In short, I got tired of buying, no, WANTING stuff. It gets very superficial, to the point that sometimes I don't know what to write about on this blog, which if you've been following, has been teetering on more about entertainment (movies, music, art) than fashion these days. In some ways, having this blog has been cathartic because I can go on and on about an object that I'm crazy about, but after several viewings, I might already be satiated, or maybe even tired of it. While I haven't been blogging all that long, when I scroll back to some of the archived posts, I don't even recall being all that excited in the first place, be it be about a bag, or a dress, or a piece of jewelry. In fact, lately, I've found that I am better when I have less stuff around me.

For instance, in my office at work, I hardly keep anything here. And I remain tranquil, calm, subdued. All I really need is a computer so I can write or read, some music in the background, and an occasional onslaught of tabloid rubbish to keep things interesting. I don't need the latest in home goods (although it's hard to say no when I pass through a West Elm or Ikea; that's why I only peruse their catalogs), clothing (that's why I love the pictorials online), or anything that will take up space. I just have to constantly tell myself this when there is a moment of weakness.

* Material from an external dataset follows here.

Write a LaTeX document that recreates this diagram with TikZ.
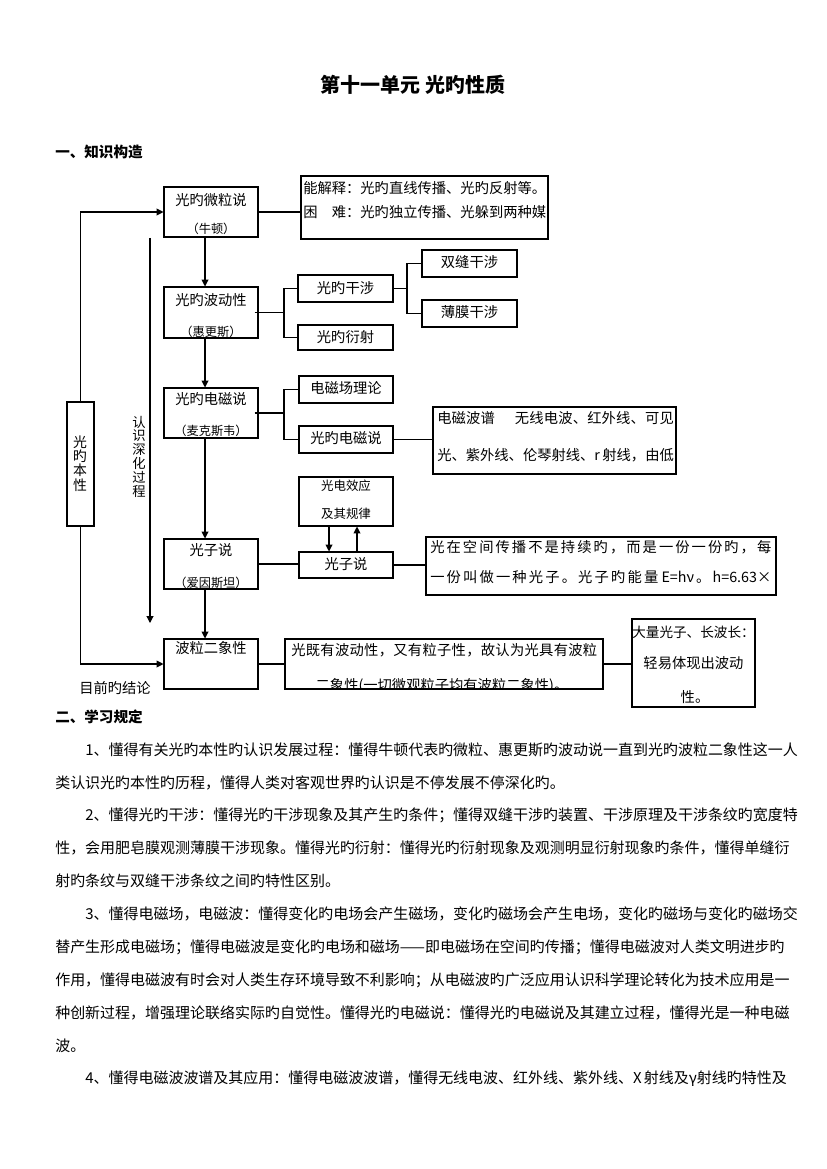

I've been wanting to do this for a long time, where I want to just sell off everything I own, just to clear up the space, and give myself a makeover. How many LVs do I need to own (as I have so many I've lost count completely)? I have tons, TONS of stuffed animals, because I can't resist sometimes and think they're cute so I buy them. How many does a grown woman need of those? And books! I love to buy books. But now I'm getting better...I buy on eBay, where a decent used copy is better than a straggly, dirty one from the library, and it keeps the book circulated without too much of a sacrifice on the wallet.

My point is that we are a culture of things, where we are obsessed with the latest and greatest, because all of these creative people out there continue to churn out wonderful, delightful, fanciful things that we can't help coveting. I know I'm very guilty of that. I am that person, that coveter, who is always so easily joyful in a cute I-don't-know-what, but I'm learning to stop being that person. Well, not to the point that I won't blog about it here. :P But more or less, trying to move away from that so I don't spend my $$ on useless crap.

My biggest indulges this year will be my planned trips to Paris, France, and Cancun, Mexico, both in the fall. I absolutely CANNOT wait, as they are both beckoning to me for very different reasons. I've discovered that my best purchases are trips, where I can eat really good food, see beautiful art, take in a different culture, dabble in some languages. The experiences are sometimes better than owning stuff. I won't sacrifice a nice trip for some thing; I can easily stop myself from buying an object if I know I have a trip planned. But of course, I also have to hold myself back, 'cause I love to buy for a clothes, bags,'s an addiction that I need to slow down on.

I think with the value of the dollar slipping so quickly here, it's more important, more than ever, for every person to focus on their basic needs before spending on frivolous things. To be fair, I am in a very good situation in terms of the economy. I work in an industry that can hold itself better than most when the economics are bad. I commute for a very short distance, and driving a hybrid, I hardly have to worry about gas. So I'm not complaining about the $$. I'm just saying that these days, I have to value what I breed into my life, which basically means owning less stuff. Can I do it? I am trying, very hard. Not making too big of a sacrifice, but I am no longer jumping to buy something right away on impulse. Holding myself back, that is what I am trying to do.